The suggested precast concrete building system is an energy-efficient construction method. The energy saving level can vary, according to the design preferences and the specific case, from 50% to 80% in residential buildings compared to the average level in 1980. Good thermal insulation is easy to include in the design and to install in a factory environment.
Economy of building systems
The economy of any building system must be calculated for the entire lifetime of the building. This means that energy consumption is one of the main factors. The other important part is the adaptability of the system during use. In this respect, the use of long spans with minimal numbers of heavy load-bearing walls is the key factor. The interior of the apartment can be modified easily when user needs change.
The economy of the developed building system is based on the effective production method both at the factory and on the building site. Total construction time can be reduced significantly compared to the conventional method. Moreover, the number of workers required on-site is smaller. In a factory environment, it is also easier to maintain a high product quality standard, and the exposed product surfaces require less finishing work. The other factor of economy relates to the effective use of raw materials. In this case, the total amount of steel is 30% lower than in conventional cast-in-situ construction, with 20% less concrete used. This is achieved by using long spans and prestressed floor components, which also result in fewer load-bearing partition walls.

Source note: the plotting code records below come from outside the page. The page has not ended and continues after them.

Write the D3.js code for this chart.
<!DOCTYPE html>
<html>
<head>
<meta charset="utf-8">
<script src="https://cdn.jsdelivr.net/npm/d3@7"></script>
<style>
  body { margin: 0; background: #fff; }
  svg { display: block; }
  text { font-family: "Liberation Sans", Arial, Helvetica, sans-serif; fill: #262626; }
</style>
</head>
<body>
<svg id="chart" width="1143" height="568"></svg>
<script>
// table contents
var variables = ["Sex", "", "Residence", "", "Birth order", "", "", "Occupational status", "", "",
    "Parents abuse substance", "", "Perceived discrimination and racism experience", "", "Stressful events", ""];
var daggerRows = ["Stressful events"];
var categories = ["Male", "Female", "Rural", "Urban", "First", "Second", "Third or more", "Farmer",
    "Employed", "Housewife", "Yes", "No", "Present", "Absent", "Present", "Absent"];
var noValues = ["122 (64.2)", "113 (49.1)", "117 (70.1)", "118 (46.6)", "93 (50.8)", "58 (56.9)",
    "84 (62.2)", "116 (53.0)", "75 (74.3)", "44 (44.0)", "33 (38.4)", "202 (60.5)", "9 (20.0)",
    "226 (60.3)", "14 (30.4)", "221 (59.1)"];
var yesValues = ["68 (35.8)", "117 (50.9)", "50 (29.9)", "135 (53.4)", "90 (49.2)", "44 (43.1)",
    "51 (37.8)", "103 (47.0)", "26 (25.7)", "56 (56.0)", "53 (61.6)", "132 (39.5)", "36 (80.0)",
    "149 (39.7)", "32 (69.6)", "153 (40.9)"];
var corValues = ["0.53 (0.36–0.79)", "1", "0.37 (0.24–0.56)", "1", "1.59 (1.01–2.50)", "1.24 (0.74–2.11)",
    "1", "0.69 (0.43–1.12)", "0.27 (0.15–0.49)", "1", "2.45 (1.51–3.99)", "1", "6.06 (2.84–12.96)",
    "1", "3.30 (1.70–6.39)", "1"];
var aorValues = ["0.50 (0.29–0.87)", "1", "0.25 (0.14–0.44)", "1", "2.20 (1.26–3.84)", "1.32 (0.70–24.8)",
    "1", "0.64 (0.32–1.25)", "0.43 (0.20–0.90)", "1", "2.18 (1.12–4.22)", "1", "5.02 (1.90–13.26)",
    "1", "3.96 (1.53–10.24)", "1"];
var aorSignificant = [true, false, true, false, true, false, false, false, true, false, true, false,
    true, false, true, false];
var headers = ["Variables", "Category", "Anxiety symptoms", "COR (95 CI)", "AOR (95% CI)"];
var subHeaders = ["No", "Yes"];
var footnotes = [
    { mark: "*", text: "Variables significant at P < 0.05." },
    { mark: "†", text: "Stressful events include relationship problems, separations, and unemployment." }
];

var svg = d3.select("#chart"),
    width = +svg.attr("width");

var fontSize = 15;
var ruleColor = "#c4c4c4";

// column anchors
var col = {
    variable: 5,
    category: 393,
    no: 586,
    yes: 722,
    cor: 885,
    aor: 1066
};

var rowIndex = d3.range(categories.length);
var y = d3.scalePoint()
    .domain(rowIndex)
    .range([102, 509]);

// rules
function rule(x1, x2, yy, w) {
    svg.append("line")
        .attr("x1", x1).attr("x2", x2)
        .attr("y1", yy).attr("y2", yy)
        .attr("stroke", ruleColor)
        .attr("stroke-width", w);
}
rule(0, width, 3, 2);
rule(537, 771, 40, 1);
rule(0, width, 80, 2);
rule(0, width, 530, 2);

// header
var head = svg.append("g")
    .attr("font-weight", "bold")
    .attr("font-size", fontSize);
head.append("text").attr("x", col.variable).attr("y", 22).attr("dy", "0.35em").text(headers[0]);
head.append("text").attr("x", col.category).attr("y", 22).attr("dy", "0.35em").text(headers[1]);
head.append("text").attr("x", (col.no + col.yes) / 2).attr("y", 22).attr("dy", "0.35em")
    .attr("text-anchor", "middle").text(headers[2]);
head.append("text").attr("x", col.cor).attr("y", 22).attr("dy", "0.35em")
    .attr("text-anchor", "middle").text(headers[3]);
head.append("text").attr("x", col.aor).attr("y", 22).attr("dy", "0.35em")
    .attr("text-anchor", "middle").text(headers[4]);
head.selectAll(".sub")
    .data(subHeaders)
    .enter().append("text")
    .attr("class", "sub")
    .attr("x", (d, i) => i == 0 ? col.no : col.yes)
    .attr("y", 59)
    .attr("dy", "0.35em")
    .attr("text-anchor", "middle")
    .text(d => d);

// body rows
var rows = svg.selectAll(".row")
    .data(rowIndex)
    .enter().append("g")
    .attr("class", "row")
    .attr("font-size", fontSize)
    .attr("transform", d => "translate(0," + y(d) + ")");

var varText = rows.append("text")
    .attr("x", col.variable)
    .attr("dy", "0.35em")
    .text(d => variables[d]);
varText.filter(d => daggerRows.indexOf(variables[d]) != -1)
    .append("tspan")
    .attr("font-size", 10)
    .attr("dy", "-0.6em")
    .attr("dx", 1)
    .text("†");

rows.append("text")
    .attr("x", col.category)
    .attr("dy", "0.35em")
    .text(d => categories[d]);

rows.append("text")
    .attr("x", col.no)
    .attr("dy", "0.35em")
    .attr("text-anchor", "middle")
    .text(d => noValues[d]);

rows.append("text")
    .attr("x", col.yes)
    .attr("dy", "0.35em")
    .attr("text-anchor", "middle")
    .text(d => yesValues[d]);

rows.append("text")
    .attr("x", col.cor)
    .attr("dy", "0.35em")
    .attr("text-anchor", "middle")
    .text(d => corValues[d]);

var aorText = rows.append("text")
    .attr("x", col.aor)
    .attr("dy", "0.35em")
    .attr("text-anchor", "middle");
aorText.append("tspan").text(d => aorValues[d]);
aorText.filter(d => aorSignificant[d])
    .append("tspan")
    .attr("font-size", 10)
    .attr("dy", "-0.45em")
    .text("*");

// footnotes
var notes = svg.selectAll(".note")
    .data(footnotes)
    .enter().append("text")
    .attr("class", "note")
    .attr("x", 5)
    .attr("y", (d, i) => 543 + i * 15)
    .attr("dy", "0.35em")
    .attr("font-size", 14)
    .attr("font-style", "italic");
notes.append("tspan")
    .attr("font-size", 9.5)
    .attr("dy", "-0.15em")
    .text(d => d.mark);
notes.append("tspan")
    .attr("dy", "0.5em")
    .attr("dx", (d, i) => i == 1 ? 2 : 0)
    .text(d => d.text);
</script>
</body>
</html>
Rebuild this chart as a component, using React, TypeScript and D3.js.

From virtual project to practice
Elematic and Peikko have continued their efforts to implement precast technology in seismic markets. In many cases, the biggest problem to be overcome is the strong building tradition and related design practices. Very often, it is quite difficult to benefit from the main arguments in favor of precast (long spans, fast and safe site work). The best way to convince the market is to implement actual projects. Elematic has been successful in India where the earthquake conditions are close to those in China (Fig. 10). During the last few years, many factories have been sold and significant building projects are ongoing.
As a steel connection supplier for concrete structures, Peikko Group has continued its work on the topics of the study. In addition to Peikko’s global product testing activities, Peikko’s precast connections have been tested by local Chinese experts and universities according to local specifications (Fig. 11).
The use of precast construction in seismic areas is increasing. The positive experience and evolving design standards in countries such as New Zealand, Italy, Japan, and the United States lead to an increase in confidence. The research work completed in these countries has been significant. It is obvious that the design of precast buildings is more demanding in seismic areas than in non-seismic cases. However, analysis tools have been improved significantly, which is why actions and deformations can now be calculated more quickly and easily.
The study completed by Elematic and Peikko clearly shows that it is possible to use precast technology in residential buildings in seismic areas. It is possible to achieve remarkable savings in the use of steel and concrete whilst shortening total construction time. In this way, a significant proportion of the work can be shifted to industrial manufacturing, thereby increasing the safety and efficiency of the entire building process.
However, the design of connections is the key aspect in seismic areas. All connections must provide sufficient capacity and ductility to serve a wide variety of situations throughout the lifetime of the building. With good design, seismic requirements can be fulfilled.